Replacing the smoked paprika with regular paprika. That sounds like a small deviation, but it is not. Regular paprika powder adds colour. Paprika de la Vera (Pimenton de la Vera) adds smoke. If you cannot find it, smoked paprika from the supermarket is a workable substitute, but it is not the same. We buy the original online because it is rarely found in normal supermarkets.

Freezing too early without proper cooling. The preserving agent (sorbic acid) needs to distribute evenly and the sauce must cool completely before it is frozen or stored in the fridge. Putting it in the fridge while still hot shortens its shelf life and causes condensation.

Variations we have tried

Bourbon BBQ sauce. Towards the end of the cooking time (in the last 3 minutes) add a splash of bourbon or whisky. The alcohol cooks off, but the smoky aroma stays. Anyone who drinks bourbon and grills should try this at least once.

Extra hot. Add 1/2 tsp of chilli flakes in addition to the chilli powder at the spice stage. The heat integrates better when the flakes cook down with the tomato puree rather than being stirred in at the end.

Apple BBQ sauce. Replace 80 g of the Worcestershire sauce with 80 g of cloudy apple juice. This makes the sauce milder and fruity. It suits poultry better than beef.

Less sweet. The 120 g of brown sugar can be reduced to 80 g. The sauce then becomes bolder and less caramel-like. If a guest avoids sugar, it also works with 60 g of honey as a substitute, though the consistency changes slightly.
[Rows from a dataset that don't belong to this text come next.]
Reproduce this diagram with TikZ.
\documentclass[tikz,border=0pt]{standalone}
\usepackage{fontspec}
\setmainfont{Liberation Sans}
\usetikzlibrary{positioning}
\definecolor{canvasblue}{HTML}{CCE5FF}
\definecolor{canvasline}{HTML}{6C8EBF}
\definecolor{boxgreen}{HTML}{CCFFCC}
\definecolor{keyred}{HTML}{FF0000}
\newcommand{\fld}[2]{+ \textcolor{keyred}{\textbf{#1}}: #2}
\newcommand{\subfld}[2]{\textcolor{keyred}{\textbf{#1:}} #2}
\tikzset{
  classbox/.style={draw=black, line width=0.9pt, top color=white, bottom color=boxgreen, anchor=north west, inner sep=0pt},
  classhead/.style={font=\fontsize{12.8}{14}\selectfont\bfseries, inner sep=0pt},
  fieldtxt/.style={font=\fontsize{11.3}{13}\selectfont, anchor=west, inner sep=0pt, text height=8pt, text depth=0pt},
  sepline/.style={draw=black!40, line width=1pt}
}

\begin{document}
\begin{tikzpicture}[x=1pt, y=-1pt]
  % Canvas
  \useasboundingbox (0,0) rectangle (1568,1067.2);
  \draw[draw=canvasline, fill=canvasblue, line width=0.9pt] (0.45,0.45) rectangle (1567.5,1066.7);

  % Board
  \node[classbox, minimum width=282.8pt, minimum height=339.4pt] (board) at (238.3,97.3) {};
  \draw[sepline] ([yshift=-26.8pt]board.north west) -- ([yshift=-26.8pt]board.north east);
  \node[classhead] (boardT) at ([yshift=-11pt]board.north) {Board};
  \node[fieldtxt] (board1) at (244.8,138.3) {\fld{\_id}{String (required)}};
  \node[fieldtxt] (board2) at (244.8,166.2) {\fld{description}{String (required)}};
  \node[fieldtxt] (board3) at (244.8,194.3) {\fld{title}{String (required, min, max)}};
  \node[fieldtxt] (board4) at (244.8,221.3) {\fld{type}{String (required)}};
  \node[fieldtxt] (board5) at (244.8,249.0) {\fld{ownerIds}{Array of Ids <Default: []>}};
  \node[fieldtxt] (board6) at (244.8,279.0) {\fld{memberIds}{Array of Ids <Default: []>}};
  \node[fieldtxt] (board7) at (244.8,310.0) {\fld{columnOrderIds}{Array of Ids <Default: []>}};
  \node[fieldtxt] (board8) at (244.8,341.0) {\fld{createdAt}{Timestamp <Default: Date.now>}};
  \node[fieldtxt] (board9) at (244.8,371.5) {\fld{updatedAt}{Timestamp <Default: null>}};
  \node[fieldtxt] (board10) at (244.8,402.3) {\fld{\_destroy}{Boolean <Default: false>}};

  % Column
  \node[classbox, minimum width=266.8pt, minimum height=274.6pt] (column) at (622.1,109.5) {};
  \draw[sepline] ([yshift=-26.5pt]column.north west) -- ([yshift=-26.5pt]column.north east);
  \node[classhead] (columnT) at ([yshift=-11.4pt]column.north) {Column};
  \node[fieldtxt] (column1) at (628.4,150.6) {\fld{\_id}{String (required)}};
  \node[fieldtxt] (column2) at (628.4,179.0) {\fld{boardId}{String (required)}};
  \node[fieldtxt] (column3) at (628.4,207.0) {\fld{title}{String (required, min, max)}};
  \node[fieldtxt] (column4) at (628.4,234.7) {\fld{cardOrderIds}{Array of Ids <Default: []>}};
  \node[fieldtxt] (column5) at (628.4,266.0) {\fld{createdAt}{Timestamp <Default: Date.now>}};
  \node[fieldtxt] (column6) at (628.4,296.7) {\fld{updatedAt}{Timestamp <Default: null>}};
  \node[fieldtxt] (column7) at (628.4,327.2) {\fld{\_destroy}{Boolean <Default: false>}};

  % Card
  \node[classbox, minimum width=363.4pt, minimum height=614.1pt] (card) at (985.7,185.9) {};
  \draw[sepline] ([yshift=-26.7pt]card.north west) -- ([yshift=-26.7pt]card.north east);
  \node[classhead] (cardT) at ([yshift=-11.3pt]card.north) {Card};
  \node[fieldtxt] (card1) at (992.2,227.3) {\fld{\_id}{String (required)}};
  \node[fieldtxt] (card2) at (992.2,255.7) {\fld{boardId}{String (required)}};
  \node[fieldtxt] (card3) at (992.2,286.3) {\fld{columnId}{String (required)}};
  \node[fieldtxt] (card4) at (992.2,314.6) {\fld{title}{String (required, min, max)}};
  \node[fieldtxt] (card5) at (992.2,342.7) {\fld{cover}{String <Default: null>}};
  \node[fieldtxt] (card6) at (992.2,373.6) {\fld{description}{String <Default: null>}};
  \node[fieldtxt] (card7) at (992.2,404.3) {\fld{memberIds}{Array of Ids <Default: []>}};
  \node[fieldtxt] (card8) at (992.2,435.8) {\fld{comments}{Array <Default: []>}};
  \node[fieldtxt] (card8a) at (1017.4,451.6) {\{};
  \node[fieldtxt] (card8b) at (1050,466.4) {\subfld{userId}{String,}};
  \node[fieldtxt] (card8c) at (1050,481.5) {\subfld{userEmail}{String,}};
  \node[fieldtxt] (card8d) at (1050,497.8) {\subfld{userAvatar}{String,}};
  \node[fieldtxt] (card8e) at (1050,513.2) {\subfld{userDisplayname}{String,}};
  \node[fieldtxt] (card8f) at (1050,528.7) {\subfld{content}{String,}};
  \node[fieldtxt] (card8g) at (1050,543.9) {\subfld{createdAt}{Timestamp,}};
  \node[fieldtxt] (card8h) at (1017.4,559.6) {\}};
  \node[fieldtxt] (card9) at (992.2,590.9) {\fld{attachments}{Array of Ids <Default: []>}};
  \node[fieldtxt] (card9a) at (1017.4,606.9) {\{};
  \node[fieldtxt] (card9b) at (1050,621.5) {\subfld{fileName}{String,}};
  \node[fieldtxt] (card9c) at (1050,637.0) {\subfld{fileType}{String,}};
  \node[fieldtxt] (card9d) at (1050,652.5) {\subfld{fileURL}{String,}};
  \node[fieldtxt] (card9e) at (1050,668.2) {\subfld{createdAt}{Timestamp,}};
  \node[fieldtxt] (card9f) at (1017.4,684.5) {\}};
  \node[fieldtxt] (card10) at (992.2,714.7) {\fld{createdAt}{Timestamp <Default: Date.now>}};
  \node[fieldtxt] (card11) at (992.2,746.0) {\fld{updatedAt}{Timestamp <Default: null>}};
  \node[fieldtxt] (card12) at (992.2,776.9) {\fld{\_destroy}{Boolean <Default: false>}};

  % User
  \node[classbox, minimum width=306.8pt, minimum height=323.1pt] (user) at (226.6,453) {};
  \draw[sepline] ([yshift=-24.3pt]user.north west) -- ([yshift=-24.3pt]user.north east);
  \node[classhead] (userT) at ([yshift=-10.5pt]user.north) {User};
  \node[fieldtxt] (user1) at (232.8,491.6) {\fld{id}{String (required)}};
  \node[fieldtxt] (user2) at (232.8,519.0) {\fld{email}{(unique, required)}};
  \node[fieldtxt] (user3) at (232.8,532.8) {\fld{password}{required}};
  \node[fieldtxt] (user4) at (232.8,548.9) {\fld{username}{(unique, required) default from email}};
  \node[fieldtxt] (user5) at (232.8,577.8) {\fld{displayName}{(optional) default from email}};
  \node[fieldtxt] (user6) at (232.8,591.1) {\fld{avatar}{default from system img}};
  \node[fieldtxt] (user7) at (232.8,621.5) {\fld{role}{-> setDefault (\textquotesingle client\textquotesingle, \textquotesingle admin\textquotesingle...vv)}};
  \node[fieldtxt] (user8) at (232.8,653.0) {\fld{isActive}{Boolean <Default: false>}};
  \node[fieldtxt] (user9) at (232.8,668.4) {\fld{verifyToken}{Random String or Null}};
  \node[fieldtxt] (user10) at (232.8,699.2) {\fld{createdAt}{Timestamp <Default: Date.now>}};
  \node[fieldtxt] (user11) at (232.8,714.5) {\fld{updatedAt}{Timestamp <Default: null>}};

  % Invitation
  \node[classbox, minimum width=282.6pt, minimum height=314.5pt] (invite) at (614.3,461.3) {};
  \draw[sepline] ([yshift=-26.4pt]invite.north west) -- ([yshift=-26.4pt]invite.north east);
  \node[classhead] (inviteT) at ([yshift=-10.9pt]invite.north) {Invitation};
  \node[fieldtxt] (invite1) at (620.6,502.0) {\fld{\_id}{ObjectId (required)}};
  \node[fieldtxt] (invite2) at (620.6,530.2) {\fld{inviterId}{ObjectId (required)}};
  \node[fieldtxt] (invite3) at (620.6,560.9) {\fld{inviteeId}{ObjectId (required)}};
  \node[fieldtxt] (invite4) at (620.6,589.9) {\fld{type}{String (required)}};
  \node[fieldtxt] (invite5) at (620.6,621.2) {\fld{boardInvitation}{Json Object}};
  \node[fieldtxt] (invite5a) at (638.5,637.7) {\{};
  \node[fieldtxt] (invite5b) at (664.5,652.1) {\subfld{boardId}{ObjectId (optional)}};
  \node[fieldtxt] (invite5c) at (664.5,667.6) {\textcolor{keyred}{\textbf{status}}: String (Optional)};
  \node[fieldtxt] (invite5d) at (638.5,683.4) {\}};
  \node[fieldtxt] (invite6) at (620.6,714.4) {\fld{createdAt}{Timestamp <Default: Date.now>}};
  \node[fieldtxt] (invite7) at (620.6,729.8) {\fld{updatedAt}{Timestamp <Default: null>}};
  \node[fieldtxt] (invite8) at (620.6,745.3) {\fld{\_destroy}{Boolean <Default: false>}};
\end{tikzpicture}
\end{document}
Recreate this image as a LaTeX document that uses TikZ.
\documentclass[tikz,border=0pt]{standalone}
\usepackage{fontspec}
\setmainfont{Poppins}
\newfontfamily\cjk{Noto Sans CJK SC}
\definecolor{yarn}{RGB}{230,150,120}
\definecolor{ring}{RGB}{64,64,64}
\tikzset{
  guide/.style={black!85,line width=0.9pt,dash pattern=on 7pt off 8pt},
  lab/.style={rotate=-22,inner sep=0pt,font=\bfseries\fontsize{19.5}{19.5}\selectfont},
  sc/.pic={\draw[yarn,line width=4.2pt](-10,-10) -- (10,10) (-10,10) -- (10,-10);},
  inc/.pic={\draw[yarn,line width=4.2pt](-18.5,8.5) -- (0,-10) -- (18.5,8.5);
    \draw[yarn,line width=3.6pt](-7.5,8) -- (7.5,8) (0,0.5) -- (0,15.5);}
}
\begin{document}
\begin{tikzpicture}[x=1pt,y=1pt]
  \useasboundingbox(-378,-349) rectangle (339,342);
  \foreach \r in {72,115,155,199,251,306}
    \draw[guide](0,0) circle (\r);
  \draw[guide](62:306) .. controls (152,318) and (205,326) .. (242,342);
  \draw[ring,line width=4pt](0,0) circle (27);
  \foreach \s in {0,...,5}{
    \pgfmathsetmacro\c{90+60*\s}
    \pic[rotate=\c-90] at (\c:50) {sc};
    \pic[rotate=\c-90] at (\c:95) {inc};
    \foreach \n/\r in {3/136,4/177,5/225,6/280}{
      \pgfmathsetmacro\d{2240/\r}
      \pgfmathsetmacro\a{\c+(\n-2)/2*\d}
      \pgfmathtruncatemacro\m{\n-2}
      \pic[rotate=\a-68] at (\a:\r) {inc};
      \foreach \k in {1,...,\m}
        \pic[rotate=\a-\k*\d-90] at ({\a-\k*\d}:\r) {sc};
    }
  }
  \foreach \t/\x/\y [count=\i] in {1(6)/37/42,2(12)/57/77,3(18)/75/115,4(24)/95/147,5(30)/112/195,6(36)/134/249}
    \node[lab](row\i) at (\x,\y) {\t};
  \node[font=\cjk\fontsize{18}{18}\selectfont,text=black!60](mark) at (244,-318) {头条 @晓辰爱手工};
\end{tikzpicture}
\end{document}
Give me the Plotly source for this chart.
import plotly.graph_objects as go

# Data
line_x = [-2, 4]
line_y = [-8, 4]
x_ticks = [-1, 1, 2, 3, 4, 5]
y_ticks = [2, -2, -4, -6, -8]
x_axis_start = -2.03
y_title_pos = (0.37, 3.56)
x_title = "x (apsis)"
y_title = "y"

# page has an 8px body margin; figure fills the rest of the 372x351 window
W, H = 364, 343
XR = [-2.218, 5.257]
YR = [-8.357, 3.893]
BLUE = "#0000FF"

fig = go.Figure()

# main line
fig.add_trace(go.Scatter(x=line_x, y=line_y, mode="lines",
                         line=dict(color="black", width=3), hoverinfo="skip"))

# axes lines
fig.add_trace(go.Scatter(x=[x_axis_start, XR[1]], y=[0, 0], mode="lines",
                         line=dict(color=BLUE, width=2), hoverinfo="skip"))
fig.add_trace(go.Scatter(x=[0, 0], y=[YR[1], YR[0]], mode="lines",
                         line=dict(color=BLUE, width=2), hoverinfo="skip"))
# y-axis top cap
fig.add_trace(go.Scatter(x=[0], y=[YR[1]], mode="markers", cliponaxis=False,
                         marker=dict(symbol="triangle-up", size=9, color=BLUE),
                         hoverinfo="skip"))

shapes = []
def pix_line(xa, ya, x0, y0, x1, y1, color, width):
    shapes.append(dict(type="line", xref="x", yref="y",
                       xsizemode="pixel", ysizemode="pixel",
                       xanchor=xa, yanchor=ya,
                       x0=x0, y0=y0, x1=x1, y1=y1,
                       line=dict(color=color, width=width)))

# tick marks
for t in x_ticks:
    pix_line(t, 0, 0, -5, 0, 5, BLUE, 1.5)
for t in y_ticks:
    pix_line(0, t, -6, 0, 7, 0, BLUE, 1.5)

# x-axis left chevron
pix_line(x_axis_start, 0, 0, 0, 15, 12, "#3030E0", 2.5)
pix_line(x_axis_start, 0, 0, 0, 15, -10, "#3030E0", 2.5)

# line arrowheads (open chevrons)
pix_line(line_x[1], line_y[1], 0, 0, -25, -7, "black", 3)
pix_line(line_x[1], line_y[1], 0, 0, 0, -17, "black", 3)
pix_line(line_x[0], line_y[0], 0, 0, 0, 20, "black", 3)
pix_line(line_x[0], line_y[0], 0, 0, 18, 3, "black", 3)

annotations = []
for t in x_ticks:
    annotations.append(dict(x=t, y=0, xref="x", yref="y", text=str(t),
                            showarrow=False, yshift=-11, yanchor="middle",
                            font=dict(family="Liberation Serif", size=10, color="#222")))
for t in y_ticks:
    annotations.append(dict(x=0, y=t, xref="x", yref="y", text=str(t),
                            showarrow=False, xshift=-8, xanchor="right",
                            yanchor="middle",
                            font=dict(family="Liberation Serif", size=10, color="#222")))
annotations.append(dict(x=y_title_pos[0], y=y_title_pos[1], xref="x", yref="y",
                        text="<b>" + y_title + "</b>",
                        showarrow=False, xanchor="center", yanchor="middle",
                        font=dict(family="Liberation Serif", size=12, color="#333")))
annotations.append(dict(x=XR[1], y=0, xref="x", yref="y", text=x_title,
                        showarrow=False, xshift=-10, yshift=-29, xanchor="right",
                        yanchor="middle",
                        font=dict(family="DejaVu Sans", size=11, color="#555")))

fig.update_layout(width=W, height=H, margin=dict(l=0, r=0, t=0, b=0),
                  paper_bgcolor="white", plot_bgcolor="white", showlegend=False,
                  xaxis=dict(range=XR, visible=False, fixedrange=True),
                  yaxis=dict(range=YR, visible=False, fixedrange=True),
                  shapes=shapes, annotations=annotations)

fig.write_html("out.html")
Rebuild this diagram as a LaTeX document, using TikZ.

Spareribs, burgers or as a marinade

BBQ sauce is just the beginning. When we grill, we also make a homemade mayonnaise with the Thermomix® and a cocktail sauce to go alongside. If you prefer something more punchy, we also have a garlic sauce made with the Thermomix®. For the meat itself, homemade gyros seasoning works well as a marinade base.

2 weeks in the fridge, freeze in portions

In sterilised preserving jars (250 ml or 200 ml) the sauce keeps in the fridge for 1 to 2 weeks. Fill while hot and seal straight away. The preserving agent extends the shelf life, but can be left out if you use the sauce within 3 to 4 days.

Freezing is possible. Best stored in portion bags or small screw-top jars (do not fill right to the brim). Defrost overnight in the fridge and give a quick stir.

Espresso as the secret bitter booster

Goes well with: Burgers.

A trick we picked up from American BBQ books: add 30 ml of freshly brewed espresso (or strong black coffee) together with the remaining liquids in the Thermomix®. You cannot taste the coffee at the end. What remains is a dark bitter note that tames the brown sugar and gives the smoked paprika the counterpoint it needs. Without that bitter anchor the sauce tips easily into the sweet, especially after the full 18 minutes of reduction. If you have no espresso, use a heaped teaspoon of instant coffee in 30 ml of hot water. With beef and spareribs, this makes the deciding difference from the bottled version.